Shell Companies

The Panama Papers exposure and proliferation of offshore shell companies in countries like Bermuda, Luxemburg, and Switzerland has renewed the interest of countries in shell companies. The legitimacy of shell companies is now being debated because shell companies often enable financial crime, including tax evasion, concealment of beneficial owners and laundering the proceeds of a crime. Despite being a legal entity, its misuse has made them a regulator’s nightmare as shell companies are becoming an increasingly grey area. Jurisdictions worldwide are thus closely monitoring the use of shell companies, as was seen recently in the case of the Monetary Authority of Singapore’s crackdown on Singapore’s onshore shell companies. 

Money launderers worldwide are becoming more and more creative in disguising the proceeds of crimes. They often use shell companies in complex ownership structures, which are created with several layers of ownership. The ultimate purpose is to evade the detection of beneficial ownership and thus conceal the source of funds. This has brought shell companies within the ambit of anti-money laundering and counter-terrorist financing laws. As a result, many countries have prohibited the establishment of shell companies while others are allowing them, but at the same time looking to mitigate the associated risks. 

What is a Shell Company? 

A shell company is a legally incorporated company that is created only with the use of a mailing address. It conducts almost no independent operations or business activities, except for financial transactions. Shell companies, as a rule, have no significant assets other than financial assets. As a result, they do not generate revenue. In most cases, they have limited or no employees. 

Traditionally, shell companies were used for business start-up activities like registration and fundraising, or to take advantage of lesser regulations in an offshore financial centre or country. They are also used for staging hostile takeovers, protecting assets from lawsuits and investing in foreign markets. 

However, in addition to legitimate business purposes, shell companies are being used to facilitate illicit activity, including money laundering and tax evasion. 

shell firms

Why shell firms are considered high-risk?

Shell companies are being abused by Politically Exposed Persons (PEPs) for personal financial gains but also by tax evaders and criminals to conceal the money trail of illegal activities or dubious incomes. 

Shell corporations are often used for illegal activities, including: 

  •  Money laundering: Concealing the source of money and structure of ownership. 
  • Tax evasion: Channelling or hiding earnings through a complex structure of shell companies so that the earnings are not considered personal income. 
  • Illicit activity: drugs, extortion, bribes, corruption. 
  • Terror financing activities: supply of arms, sponsoring riots, financing terrorists. 
  • Market manipulation: artificially boosting stock prices for personal gain. 
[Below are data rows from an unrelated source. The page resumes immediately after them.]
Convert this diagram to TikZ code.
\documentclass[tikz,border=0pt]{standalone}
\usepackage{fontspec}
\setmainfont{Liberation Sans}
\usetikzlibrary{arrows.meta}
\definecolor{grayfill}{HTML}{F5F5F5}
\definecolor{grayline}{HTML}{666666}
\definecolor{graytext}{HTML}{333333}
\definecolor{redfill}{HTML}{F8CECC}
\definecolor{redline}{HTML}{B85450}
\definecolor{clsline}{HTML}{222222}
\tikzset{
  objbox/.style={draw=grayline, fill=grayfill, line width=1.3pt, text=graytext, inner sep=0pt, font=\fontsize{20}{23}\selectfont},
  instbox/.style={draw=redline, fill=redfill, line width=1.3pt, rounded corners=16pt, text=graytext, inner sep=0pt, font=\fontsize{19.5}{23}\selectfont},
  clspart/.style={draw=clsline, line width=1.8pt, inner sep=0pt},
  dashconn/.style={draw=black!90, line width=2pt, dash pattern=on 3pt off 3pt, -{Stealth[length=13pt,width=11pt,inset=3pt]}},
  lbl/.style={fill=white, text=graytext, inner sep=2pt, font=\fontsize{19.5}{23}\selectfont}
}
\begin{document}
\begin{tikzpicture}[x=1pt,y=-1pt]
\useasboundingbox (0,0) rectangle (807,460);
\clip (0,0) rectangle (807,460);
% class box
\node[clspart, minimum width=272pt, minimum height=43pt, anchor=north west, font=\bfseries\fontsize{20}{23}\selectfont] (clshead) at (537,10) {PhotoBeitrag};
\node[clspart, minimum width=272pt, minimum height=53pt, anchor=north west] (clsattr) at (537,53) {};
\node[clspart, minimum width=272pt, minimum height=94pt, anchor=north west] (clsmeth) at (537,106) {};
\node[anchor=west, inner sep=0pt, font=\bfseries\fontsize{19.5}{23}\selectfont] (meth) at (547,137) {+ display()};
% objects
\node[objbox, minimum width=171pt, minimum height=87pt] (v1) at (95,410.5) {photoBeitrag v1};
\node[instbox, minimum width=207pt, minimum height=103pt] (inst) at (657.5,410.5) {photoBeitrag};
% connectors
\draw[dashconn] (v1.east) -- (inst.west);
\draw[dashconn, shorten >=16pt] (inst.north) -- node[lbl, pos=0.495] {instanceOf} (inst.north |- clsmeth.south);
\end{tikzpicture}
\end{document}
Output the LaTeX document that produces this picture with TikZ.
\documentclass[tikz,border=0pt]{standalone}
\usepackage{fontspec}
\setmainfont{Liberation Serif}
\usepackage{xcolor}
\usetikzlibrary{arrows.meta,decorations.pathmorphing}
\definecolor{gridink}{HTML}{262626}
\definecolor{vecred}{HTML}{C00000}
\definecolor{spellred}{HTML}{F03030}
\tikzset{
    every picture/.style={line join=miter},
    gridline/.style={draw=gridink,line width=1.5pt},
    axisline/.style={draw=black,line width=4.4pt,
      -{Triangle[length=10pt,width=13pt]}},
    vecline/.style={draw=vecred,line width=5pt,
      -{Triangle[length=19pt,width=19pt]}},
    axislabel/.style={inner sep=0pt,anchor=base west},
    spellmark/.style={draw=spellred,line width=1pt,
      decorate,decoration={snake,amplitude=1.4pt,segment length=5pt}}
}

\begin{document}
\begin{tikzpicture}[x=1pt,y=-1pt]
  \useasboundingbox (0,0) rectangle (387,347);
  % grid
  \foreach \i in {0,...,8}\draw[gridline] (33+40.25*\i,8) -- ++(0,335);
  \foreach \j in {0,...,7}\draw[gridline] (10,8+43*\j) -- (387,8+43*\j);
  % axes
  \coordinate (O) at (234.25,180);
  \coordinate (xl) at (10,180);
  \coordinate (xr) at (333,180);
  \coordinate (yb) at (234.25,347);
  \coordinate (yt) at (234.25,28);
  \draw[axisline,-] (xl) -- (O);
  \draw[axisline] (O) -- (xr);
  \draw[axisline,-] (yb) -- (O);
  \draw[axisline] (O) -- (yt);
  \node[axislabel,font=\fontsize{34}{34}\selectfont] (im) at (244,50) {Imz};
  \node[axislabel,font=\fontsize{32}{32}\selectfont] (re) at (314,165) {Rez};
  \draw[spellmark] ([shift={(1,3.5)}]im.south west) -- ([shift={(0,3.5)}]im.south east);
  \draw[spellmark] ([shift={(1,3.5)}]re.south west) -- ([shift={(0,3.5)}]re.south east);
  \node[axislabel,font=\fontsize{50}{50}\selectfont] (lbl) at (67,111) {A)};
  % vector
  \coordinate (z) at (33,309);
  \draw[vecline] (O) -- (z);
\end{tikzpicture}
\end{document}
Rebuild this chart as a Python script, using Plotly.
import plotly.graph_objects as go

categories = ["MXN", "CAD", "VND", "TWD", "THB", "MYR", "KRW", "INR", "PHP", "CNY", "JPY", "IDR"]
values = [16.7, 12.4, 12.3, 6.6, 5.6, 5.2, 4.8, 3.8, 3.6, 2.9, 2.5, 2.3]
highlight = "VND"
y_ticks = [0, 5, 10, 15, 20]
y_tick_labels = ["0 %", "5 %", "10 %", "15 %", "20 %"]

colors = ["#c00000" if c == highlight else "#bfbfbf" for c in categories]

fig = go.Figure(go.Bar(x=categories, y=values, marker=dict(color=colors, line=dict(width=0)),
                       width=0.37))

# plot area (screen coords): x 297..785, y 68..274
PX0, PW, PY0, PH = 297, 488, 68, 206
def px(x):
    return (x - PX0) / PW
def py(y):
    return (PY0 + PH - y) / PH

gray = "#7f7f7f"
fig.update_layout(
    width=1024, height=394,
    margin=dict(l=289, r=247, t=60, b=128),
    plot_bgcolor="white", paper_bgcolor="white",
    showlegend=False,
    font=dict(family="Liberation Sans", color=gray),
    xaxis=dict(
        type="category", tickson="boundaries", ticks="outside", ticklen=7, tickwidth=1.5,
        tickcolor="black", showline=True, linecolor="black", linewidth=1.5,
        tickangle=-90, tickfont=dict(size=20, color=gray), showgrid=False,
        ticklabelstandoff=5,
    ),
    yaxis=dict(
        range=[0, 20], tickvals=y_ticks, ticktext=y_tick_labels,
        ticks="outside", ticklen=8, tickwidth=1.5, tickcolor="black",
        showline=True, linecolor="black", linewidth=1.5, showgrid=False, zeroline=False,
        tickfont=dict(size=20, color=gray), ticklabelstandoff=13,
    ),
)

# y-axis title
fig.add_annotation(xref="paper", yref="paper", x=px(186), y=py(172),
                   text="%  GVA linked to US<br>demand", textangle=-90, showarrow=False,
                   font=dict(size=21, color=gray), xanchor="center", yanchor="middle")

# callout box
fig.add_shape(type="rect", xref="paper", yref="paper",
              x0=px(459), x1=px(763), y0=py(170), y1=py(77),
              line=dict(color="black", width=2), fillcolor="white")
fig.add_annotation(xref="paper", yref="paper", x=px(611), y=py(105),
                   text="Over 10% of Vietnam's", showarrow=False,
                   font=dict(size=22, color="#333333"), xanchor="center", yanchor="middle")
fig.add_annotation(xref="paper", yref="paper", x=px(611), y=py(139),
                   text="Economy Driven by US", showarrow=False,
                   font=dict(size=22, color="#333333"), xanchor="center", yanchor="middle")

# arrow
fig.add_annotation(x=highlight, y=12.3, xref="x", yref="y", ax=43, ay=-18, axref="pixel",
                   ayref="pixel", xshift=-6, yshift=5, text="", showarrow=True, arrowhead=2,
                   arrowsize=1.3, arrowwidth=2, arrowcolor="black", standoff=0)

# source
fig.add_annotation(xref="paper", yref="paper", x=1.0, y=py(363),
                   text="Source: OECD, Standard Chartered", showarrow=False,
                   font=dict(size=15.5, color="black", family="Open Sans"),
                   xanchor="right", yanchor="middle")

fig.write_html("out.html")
Access to lucrative foreign marketplaces has lured individuals to use offshore shell companies as ways for money laundering and terrorist financing. Financial institutions are thus expected to be vigilant and prevent using such entities as laundromats for concealing illegal gains and activities like bribery, corruption, human trafficking, and drug smuggling. Financial institutions require stringent measures to mitigate risks from establishing relationships with shell companies. 

Taxonomies

Various factors are considered red flags for the risk assessment of shell companies: 

–  Presence of suspicious activity.
–  Country/countries of registration and operation that are deemed high-risk financial centres or sanctioned regimes.
–  Beneficial Ownership information and exposure to ML/TF risks.
–  Adverse Media or negative news about the Shell Company or its directors.
– Whether any Director of the Shell Corporation belongs to a Disqualified Directors 

–  Size and complexity of financial transactions. 

–  Fake financial transactions or transfer of financial assets to a new company with no liabilities. 

–  Multiple high-value payments with no specific stated purpose or against goods or services, with only an invoice number as a reference. 

–  Involvement with other agents or more shell companies. 

–  Connection with high-risk customers. 

–  Transactions with entities sharing the same address as the shell firm. 

–  Variety of beneficiaries receiving wire transfers 

–  Suspicious wire transactions and activity history that do not match the company profile. 

–  Shares of the firm sold at a high premium. 

–  Buyers of the firm or its investors gave coveted deals in coal, energy, etc., as a reward.